A survey prepared by the National Business Aviation Association reveals that most members would no longer qualify to have their tail numbers blocked from the Federal Aviation Administration tracking databases.
In a letter to US Department of Transportation secretary Ray LaHood, NBAA president Ed Bolen wrote that 3,270 current users of the block aircraft registration request programme were sent a questionnaire in February to find out how many would continue to qualify for the service under a new FAA interpretation.
At issue is a memorandum of agreement between the agency and subscribers to its National Airspace System status information data, which allows requestors to have tail number tracking information withheld under the BARR programme.
Based on a 2010 federal court opinion related to privacy of airspace users, however, the FAA is proposing to restrict the blocking only to operators that can show a "verifiable threat", which can include death threats or kidnapping, or to those which can prove a specific threat via an independent security study or an overall security programme.

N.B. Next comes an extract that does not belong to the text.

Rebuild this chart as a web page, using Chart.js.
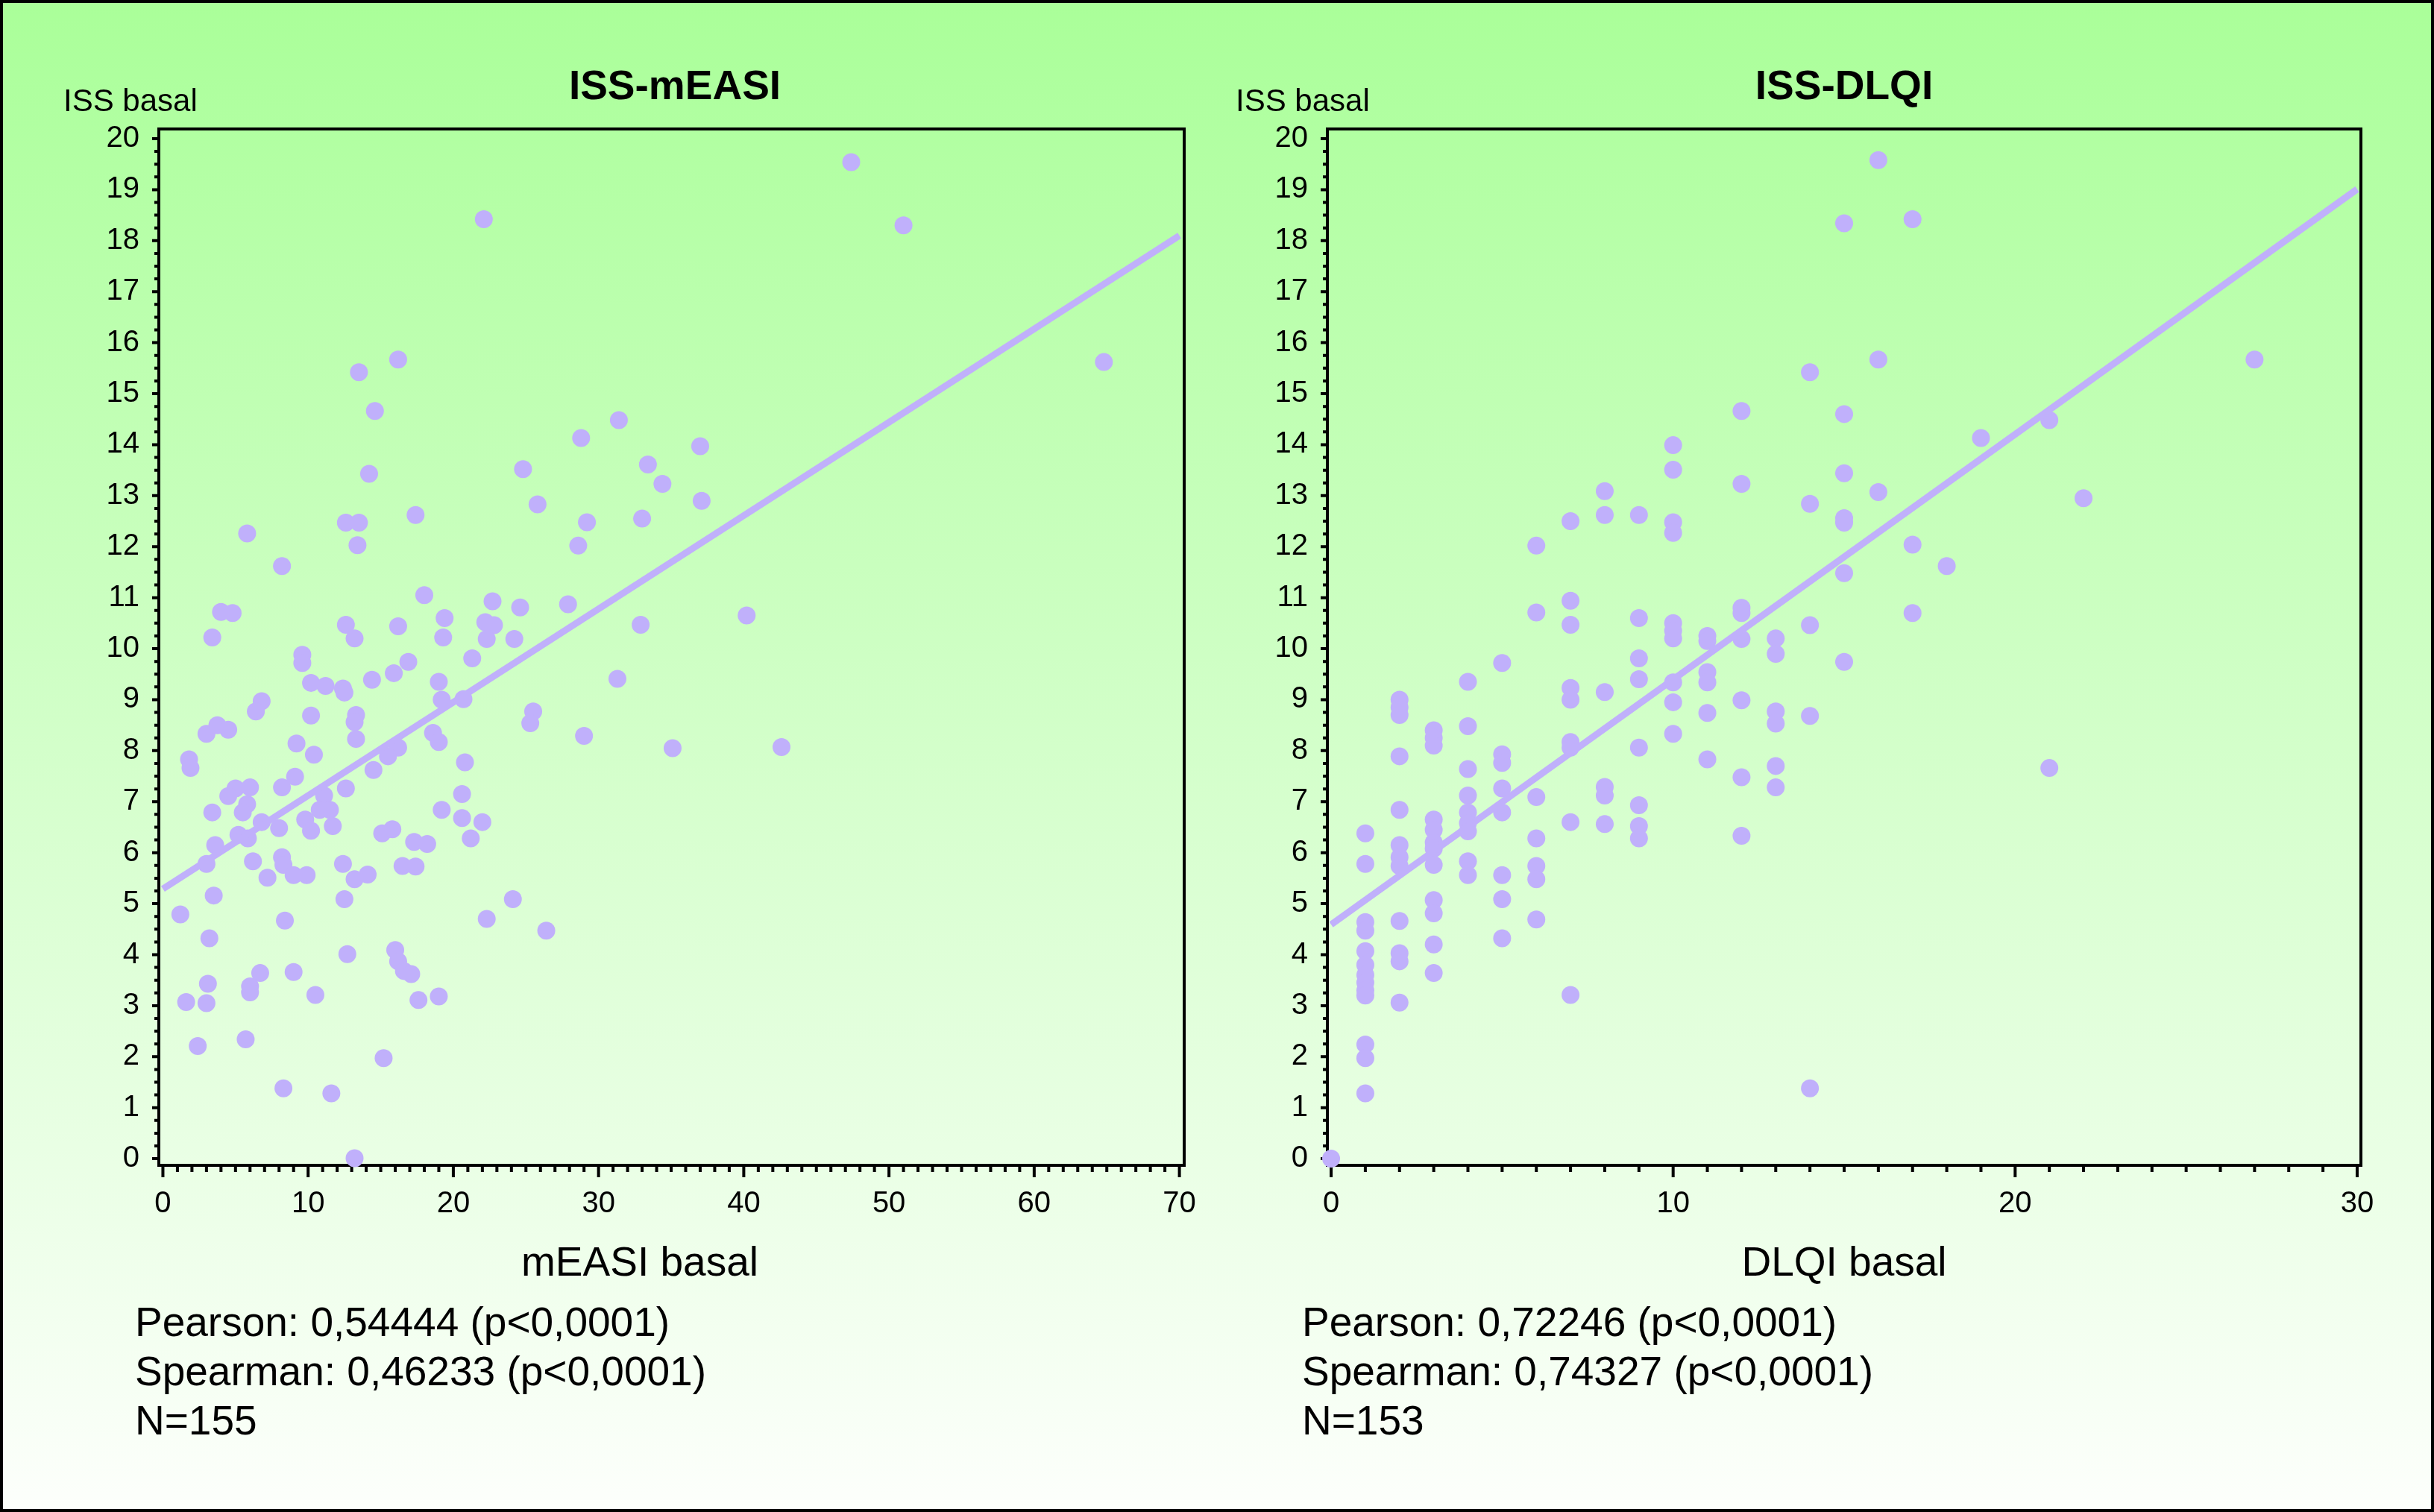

In the NBAA query, to which it received 535 responses, 54% of BARR participants reported that they would not qualify for blocking under the new interpretation, but that they had "a bona fide security justification for use of the BARR programme".
Bolen says many companies did not respond to the questionnaire because of concerns that their response might compromise security, or on advice of their legal counsel.
The FAA is taking comments on the proposed changes until 4 April.
The NBAA last year lost its two-year fight in a federal court to keep a list of aircraft tail numbers in the BARR programme from being provided to investigative journalism company ProPublica, which had requested the data after the "Big Three" US automakers flew in corporate jets to Washington to ask for taxpayer bailouts.